The core mindset shift
The most important change is conceptual.
A security exception should never be treated as a harmless pause in normal controls. It should be treated as a time-bounded risk decision with operational follow-through required.
When teams understand that exceptions create debt unless actively retired, they make better choices at the start:
- narrower scope
- shorter durations
- clearer compensating controls
- stronger ownership
- earlier planning for removal
That is how flexibility stays safe.
Final thoughts
Temporary exceptions become permanent security debt because organizations are usually optimized to solve immediate problems, not to revisit yesterday’s compromises.

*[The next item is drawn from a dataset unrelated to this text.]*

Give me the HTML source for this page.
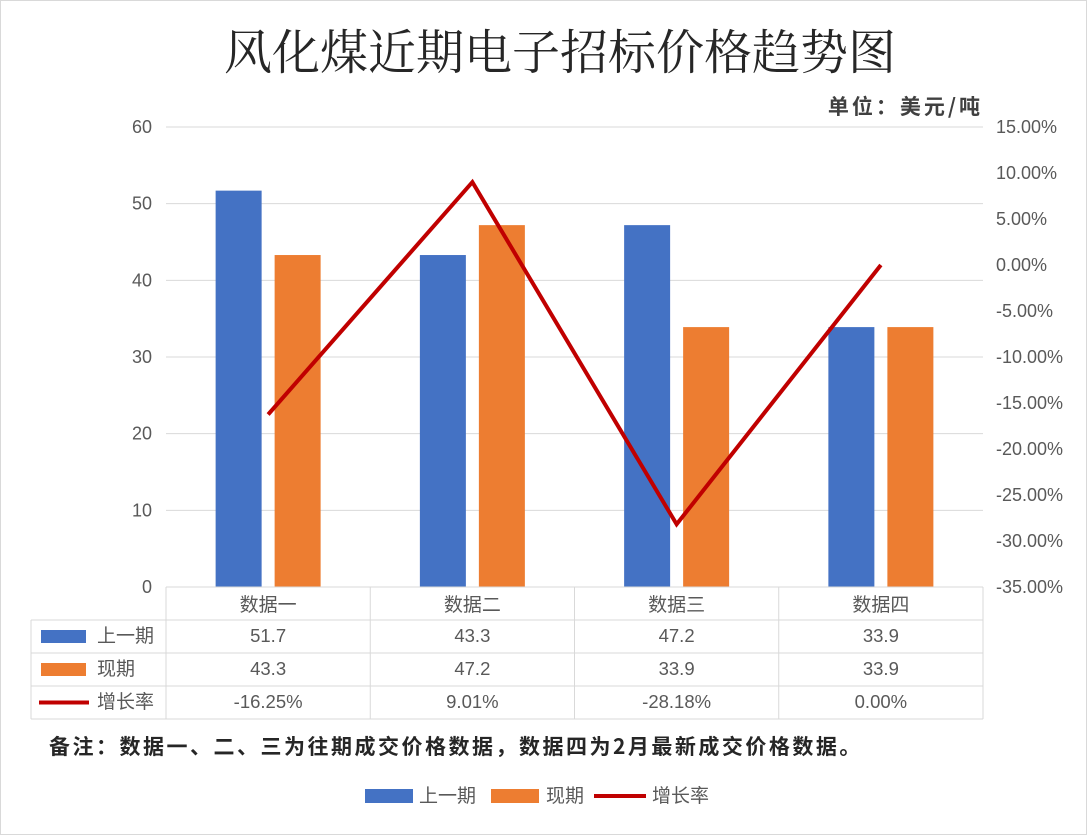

The result is familiar: emergency decisions harden into normal practice, control gaps lose visibility, and risk accumulates in places nobody meant to maintain.
The fix is not to eliminate exceptions. It is to manage them as living risk items with ownership, expiration, review, and retirement.
If your environment depends on “temporary” security decisions, the key question is not whether they were justified at the time.
It is whether they are still justified now.
Frequently asked questions
What is a security exception?
A security exception is a documented decision to bypass, relax, or delay a normal security control for a specific business or operational reason. Common examples include temporary firewall openings, unsupported software approvals, delayed patching, or reduced MFA requirements for a limited use case.
Why do temporary exceptions rarely stay temporary?
They often survive because the original urgency disappears once service is restored or delivery resumes, while the cleanup work has no clear owner, deadline, or business pressure. Over time, the exception becomes part of the environment and stops feeling unusual.
How can organizations reduce exception-related security debt?
Use a formal exception register, require expiration dates, assign accountable owners, review exceptions on a fixed schedule, and define technical or operational conditions for removal before the exception is approved.